An EMC RF amplifier is usually part of a laboratory system, not a standalone product decision. The amplifier must work with signal sources, couplers, antennas, chambers, probes, loads, calibration procedures, protection devices, and documentation requirements. That makes EMC amplifier content a much richer topic than another frequency-band product article.

CorelixRF’s amplifier platform page identifies EMC amplifier platforms for EMC-related laboratory environments, test platform development, and compliance-oriented RF power support. It also references high-power HF/VHF engineering experience and broader RF power platform coverage. Buyers should still submit exact requirements because EMC work is heavily shaped by frequency range, power level, load path, standards context, and lab configuration.

Define the EMC Test Environment First

The first planning step is not wattage. It is the test environment. Engineers should define whether the amplifier will drive an antenna, CDN, clamp, fixture, or other coupling path. They should also define the frequency range, required field or injected level, load path losses, calibration method, and duty or dwell time.
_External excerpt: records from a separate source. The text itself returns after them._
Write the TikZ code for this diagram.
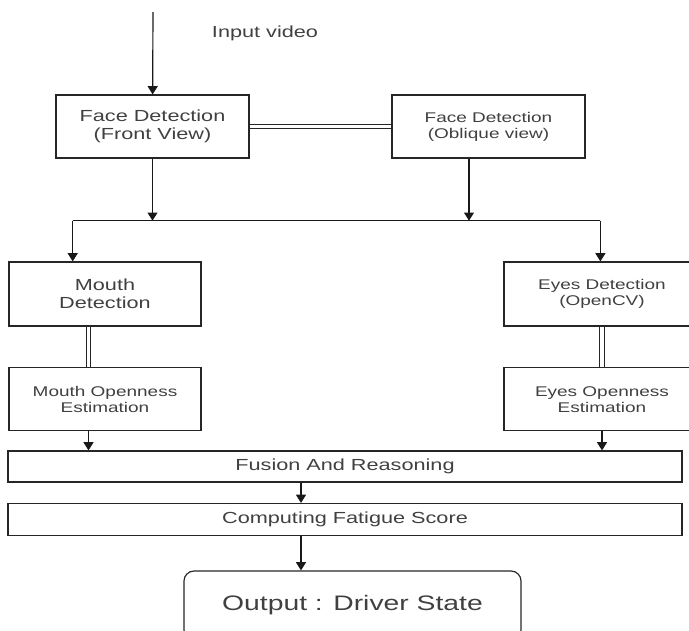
\documentclass[tikz,border=0pt]{standalone}
\usepackage{fontspec}
\setmainfont[FakeStretch=1.35]{Liberation Sans}
\usetikzlibrary{arrows.meta}

\begin{document}
\begin{tikzpicture}[x=0.03cm,y=-0.03cm,line width=1pt,
    every node/.style={text=black!75,align=center,font=\fontsize{13.7}{15}\selectfont},
    smalltext/.style={font=\fontsize{12}{13.6}\selectfont}]
\useasboundingbox (0,0) rectangle (689,630);
\clip (0,0) rectangle (689,630);
\begin{scope}[every node/.append style={rectangle,draw=black!85,minimum height=1.89cm}]
    \node (front) at (152.5,126.5) [minimum width=5.79cm] {Face Detection\\(Front View)};
    \node (oblique) at (488.5,126.5) [minimum width=5.79cm,smalltext] {Face Detection\\(Oblique view)};
    \node (mouthdet) at (105,294) [minimum width=5.76cm,minimum height=1.92cm] {Mouth\\Detection};
    \node (eyesdet) at (602,294) [minimum width=5.88cm,minimum height=1.92cm,smalltext] {Eyes Detection\\(OpenCV)};
    \node (mouthopen) at (105,399.2) [minimum width=5.76cm,smalltext] {Mouth Openness\\Estimation};
    \node (eyesopen) at (602,399.2) [minimum width=5.88cm,smalltext] {Eyes Openness\\Estimation};
    \node (fusion) at (345,466.5) [minimum width=20.22cm,minimum height=0.93cm] {Fusion And Reasoning};
    \node (comp) at (345,519.5) [minimum width=20.22cm,minimum height=0.96cm] {Computing Fatigue Score};
\end{scope}
\node (out) at (352.5,605.5) [rectangle,draw=black!85,rounded corners=0.3cm,
    minimum width=10.11cm,minimum height=2.07cm,font=\fontsize{17.9}{20}\selectfont] {Output : Driver State};
\node (inlabel) at (265,33) {Input video};
\coordinate (in) at (153,12);
\coordinate (jl) at (72.7,220.7);
\coordinate (jo) at (469,220.7);
\coordinate (jr) at (600.4,220.7);
\coordinate (mcol) at (88.5,0);
\coordinate (mid) at (301,0);
\begin{scope}[>={Triangle[width=8.5pt,length=7pt]},
              every edge/.style={draw=black!90}]
    \path [->] (in) edge (front);
    \path [->] (front) edge (front |- jl);
    \path [->] (oblique.south -| jo) edge (jo);
    \path [-] (jl) edge (jr);
    \path [->] (jl) edge (jl |- mouthdet.north);
    \path [->] (jr) edge (jr |- eyesdet.north);
    \path [->] (mouthopen.south -| mcol) edge (fusion.north -| mcol);
    \path [->] (eyesopen) edge (eyesopen |- fusion.north);
    \path [->] (fusion.south -| mid) edge (comp.north -| mid);
    \path [->] (comp.south -| mid) edge (out.north -| mid);
\end{scope}
\begin{scope}[every edge/.style={draw=black!85,double,double distance=3pt,line width=0.8pt}]
    \path (front) edge (oblique);
    \path (mouthdet.south -| mcol) edge (mouthopen.north -| mcol);
    \path (eyesdet) edge (eyesopen);
\end{scope}
\end{tikzpicture}
\end{document}
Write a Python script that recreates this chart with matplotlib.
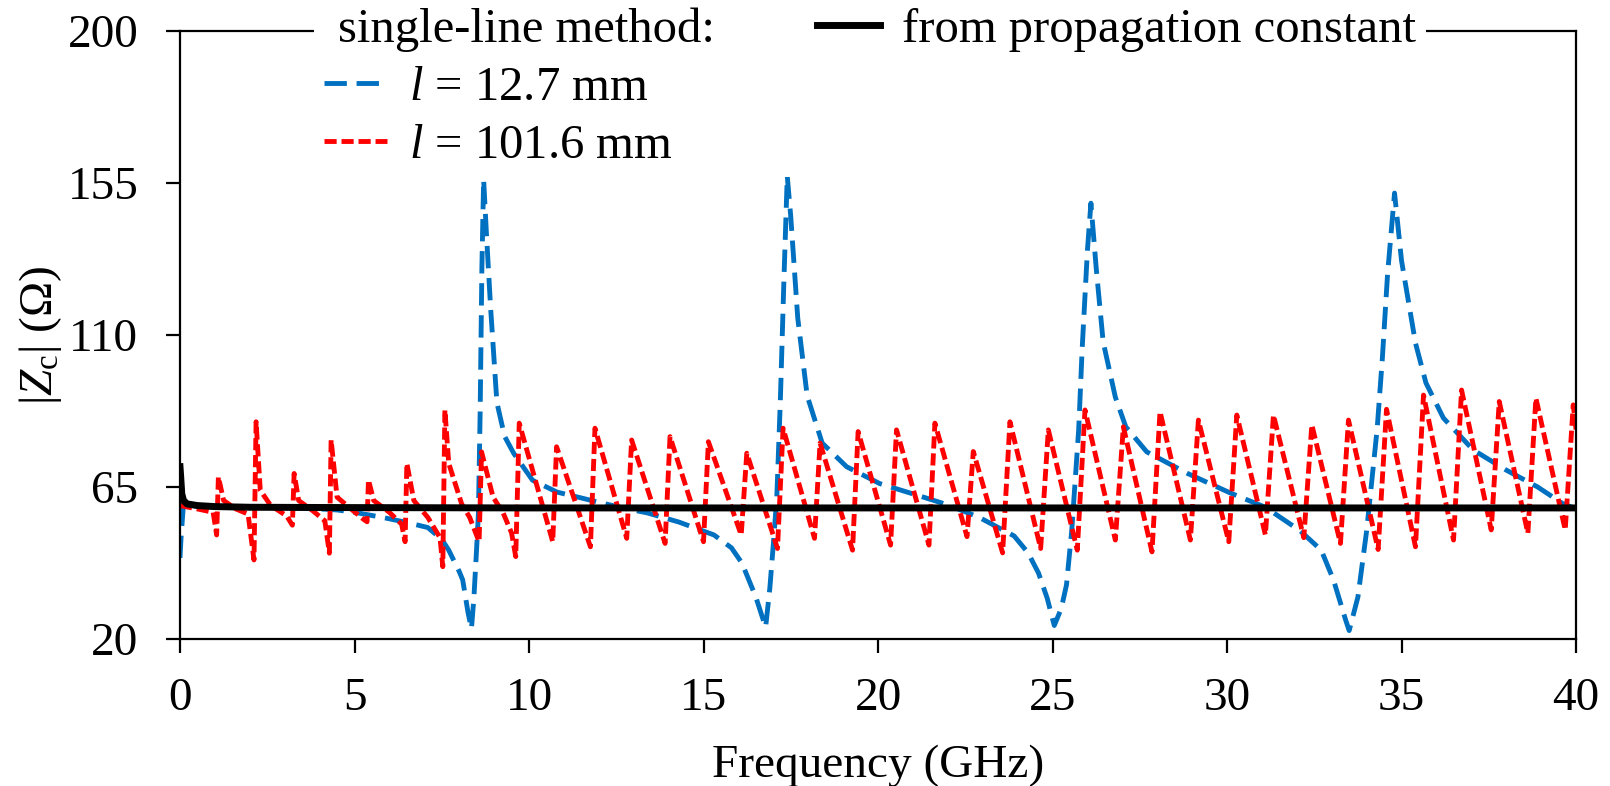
import matplotlib.pyplot as plt
from matplotlib.lines import Line2D

plt.rcParams['font.family'] = 'Liberation Serif'
plt.rcParams['mathtext.fontset'] = 'custom'
plt.rcParams['mathtext.rm'] = 'Liberation Serif'
plt.rcParams['mathtext.it'] = 'Liberation Serif:italic'

# |Zc| from the single-line method, l = 12.7 mm
blue_f = [0.0, 0.03, 0.1, 0.3, 1.0, 2.0, 3.0, 4.0, 4.5, 5.0, 5.8, 6.5, 7.1, 7.5, 7.7,
          8.0, 8.1, 8.25, 8.35, 8.42, 8.5, 8.55, 8.6, 8.65, 8.7, 8.78, 8.9, 9.08, 9.3,
          9.56, 10.1, 10.8, 11.4, 11.95, 12.6, 13.4, 14.3, 15.3, 15.8, 16.1, 16.5, 16.7,
          16.78, 16.9, 17.0, 17.1, 17.2, 17.3, 17.4, 17.5, 17.7, 17.97, 18.4, 19.1, 20.05,
          21.3, 22.0, 22.9, 23.9, 24.3, 24.6, 24.85, 25.05, 25.25, 25.4, 25.55, 25.75,
          25.85, 26.0, 26.1, 26.25, 26.45, 26.8, 27.1, 27.7, 28.85, 30.1, 31.1, 32.1,
          32.7, 33.05, 33.4, 33.5, 33.75, 34.0, 34.3, 34.45, 34.6, 34.8, 35.0, 35.4,
          35.7, 36.2, 37.05, 38.0, 38.9, 39.6, 40.0]
blue_z = [44, 50, 60, 59.5, 59, 59, 58.8, 58.5, 58.2, 57.5, 56, 54.5, 53, 49.5, 46.3,
          40, 37.5, 28, 23, 32, 47, 57, 87, 130, 156, 140, 118, 90, 80,
          75, 67, 63.5, 62, 60.6, 59, 57.3, 54.6, 50.8, 47, 42.5, 32.4, 26,
          23.5, 35, 48, 62, 90, 125, 157, 145, 115, 92, 78, 71, 66,
          62, 59.7, 56, 50.5, 45.5, 39.5, 32, 24, 29, 36, 52, 82,
          106, 135, 149, 130, 108, 91.6, 82.8, 75.4, 69.1, 63.2, 59, 52,
          46.3, 37.5, 25.6, 22.5, 32.4, 52, 82, 103, 128, 152, 132, 107.6,
          95.8, 85.4, 76, 70, 65, 60.2, 58.5]

# |Zc| from the single-line method, l = 101.6 mm
red_f = [0.0, 0.5, 0.95,
         1.05, 1.10, 1.25, 1.60, 1.95,
         2.12, 2.18, 2.30, 2.60, 3.05,
         3.22, 3.27, 3.40, 3.80, 4.15,
         4.28, 4.33, 4.50, 4.90, 5.25,
         5.36, 5.40, 5.55, 6.00, 6.35,
         6.45, 6.50, 6.70, 7.10, 7.45,
         7.53, 7.59, 7.70, 8.07, 8.30,
         8.57, 8.64, 8.97, 9.26, 9.50,
         9.62, 9.72, 10.68, 10.79, 11.76, 11.89, 12.80, 12.94, 13.90, 14.04,
         15.00, 15.14, 16.08, 16.24, 17.12, 17.28, 18.18, 18.34, 19.27, 19.43,
         20.36, 20.53, 21.46, 21.63, 22.55, 22.73, 23.57, 23.78, 24.66, 24.88,
         25.71, 25.93, 26.80, 27.03, 27.85, 28.08, 28.95, 29.18, 30.05, 30.28,
         31.10, 31.33, 32.20, 32.43, 33.25, 33.48, 34.33, 34.57, 35.40, 35.63,
         36.49, 36.72, 37.57, 37.80, 38.62, 38.85, 39.69, 39.92, 40.0]
red_z = [59.5, 58.5, 57.5,
         50.8, 68.0, 61.0, 58.5, 57.0,
         43.4, 84.3, 64.0, 59.5, 56.5,
         53.7, 69.0, 61.0, 58.0, 55.0,
         45.4, 78.9, 62.0, 58.5, 55.5,
         54.7, 67.1, 61.0, 57.5, 54.0,
         48.8, 72.0, 61.0, 56.0, 50.0,
         41.4, 87.8, 72.0, 60.0, 56.0,
         48.8, 75.4, 62.0, 57.3, 51.4,
         44.4, 83.9, 48.8, 76.9, 47.3, 82.4, 49.8, 78.9, 48.3, 79.9,
         48.8, 78.4, 50.8, 75.0, 46.8, 82.4, 49.8, 78.0, 46.3, 81.4,
         47.8, 81.9, 47.8, 83.9, 50.3, 75.5, 45.5, 84.3, 46.8, 81.9,
         46.3, 87.8, 49.3, 82.8, 45.8, 87.3, 49.3, 84.8, 48.8, 86.3,
         50.8, 86.3, 50.0, 83.4, 48.3, 84.8, 46.5, 88.0, 47.3, 92.2,
         49.3, 93.7, 52.3, 90.3, 51.3, 91.3, 52.3, 89.3, 82.0]

# |Zc| from the propagation constant
black_f = [0.0, 0.02, 0.05, 0.1, 0.2, 0.5, 1, 2, 5, 10, 20, 30, 40]
black_z = [71, 68, 63, 61, 60, 59.5, 59.2, 59, 58.9, 58.8, 58.8, 58.8, 58.8]

x_ticks = [0, 5, 10, 15, 20, 25, 30, 35, 40]
y_ticks = [20, 65, 110, 155, 200]

fig = plt.figure(figsize=(16.1, 7.86), dpi=100)
ax = fig.add_axes([0.1118, 0.187, 0.8671, 0.7737])

l_blue, = ax.plot(blue_f, blue_z, color='#0070C0', lw=3.5, dashes=(4.6, 2.0))
l_red, = ax.plot(red_f, red_z, color='#FF0000', lw=3.5, dashes=(2.5, 1.0))
l_black, = ax.plot(black_f, black_z, color='black', lw=5)

ax.set_xlim(0, 40)
ax.set_ylim(20, 200)
ax.set_xticks(x_ticks)
ax.set_yticks(y_ticks)
ax.tick_params(direction='out', length=10, width=1.6, labelsize=34)
ax.tick_params(axis='x', pad=18)
ax.tick_params(axis='y', pad=20)
for s in ax.spines.values():
    s.set_linewidth(1.6)

ax.set_xlabel('Frequency (GHz)', fontsize=34, labelpad=17)
ax.set_ylabel(r'$|Z_\mathrm{c}|$ (Ω)', fontsize=34)
ax.yaxis.set_label_coords(-0.083, 0.5)

blank1 = Line2D([], [], linestyle='none')
blank2 = Line2D([], [], linestyle='none')
blank3 = Line2D([], [], linestyle='none')
handles = [blank1, l_blue, l_red, l_black, blank2, blank3]
labels = ['single-line method:', r'$l$ = 12.7 mm', r'$l$ = 101.6 mm',
          'from propagation constant', '', '']
leg = ax.legend(handles, labels, ncol=2, loc='upper left',
                bbox_to_anchor=(0.096, 1.054), fontsize=35, frameon=True,
                framealpha=1, edgecolor='none', facecolor='white', fancybox=False,
                borderpad=0.2, handlelength=1.3, handletextpad=0.45,
                labelspacing=0.28, columnspacing=2.1, borderaxespad=0)

# first entry is a heading: keep only a small indent instead of a handle
col1 = leg._legend_handle_box.get_children()[0]
first = col1.get_children()[0]
first.get_children()[0].width = 10
first.sep = 0

fig.savefig('out.png', dpi=100)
Once that environment is clear, the amplifier selection becomes more meaningful. A lab may need a lower-frequency high-power path, a VHF/UHF broadband amplifier, or a custom EMC system review. CorelixRF’s RF power amplifier platform page provides the main entry point for these project-based requirements.

Frequency Coverage and Power Class

EMC amplifier requirements may overlap HF, VHF, UHF, and higher RF regions. If the work sits in VHF/UHF, the 30-512 MHz RF amplifier path can provide standard model context. If the requirement moves into mid-band or microwave testing, CorelixRF’s 300-2700 MHz amplifier and 2-6 GHz amplifier pages help frame the available platform ranges.

The output target should be defined at the test point, not only at the amplifier connector. EMC setups often include couplers, switches, antennas, cable runs, and calibration fixtures. Those losses must be included before selecting a power class.

Controlled Output and Repeatability

EMC labs care about repeatability. The amplifier should support controlled output behavior across the required range, and the system should include enough monitoring and documentation to support internal procedures. Engineers should ask about gain, power behavior, current requirements, cooling, protection, RF connector path, and available validation data.

If the amplifier is part of a new lab system, the RFQ should include a block diagram. This helps the manufacturer understand how the amplifier will interact with the source, directional coupler, power meter, antenna or injection device, load, and control rack.

Cooling, Safety, and Documentation

High-power EMC amplifiers can create serious thermal and operational constraints. Cooling, airflow, enclosure design, interlocks, current draw, and mismatch protection should be reviewed before quotation. The lab should also define what documentation is needed: datasheet, test data, mechanical drawings, connector details, calibration support, or acceptance test information.

CorelixRF’s Contact page is the right place to submit frequency range, output power, operating mode, antenna or load condition, connector preference, cooling requirement, control interface, and documentation needs.

FAQ

What is an EMC RF amplifier used for?
It supports EMC-related laboratory testing, RF immunity setups, controlled high-power RF delivery, and project-specific test platform development.

Why should output power be defined at the test point?
Because cables, couplers, switches, antennas, fixtures, and loads can create significant losses between the amplifier and the actual test condition.

Can a standard RF amplifier be used in an EMC lab?
Sometimes, but the full test environment, duty cycle, load condition, protection, cooling, and documentation needs must be reviewed first.

What should an EMC amplifier RFQ include?
Include frequency range, required test level, RF path losses, coupling method, operating mode, duty cycle, cooling, connector path, control needs, and documentation requirements.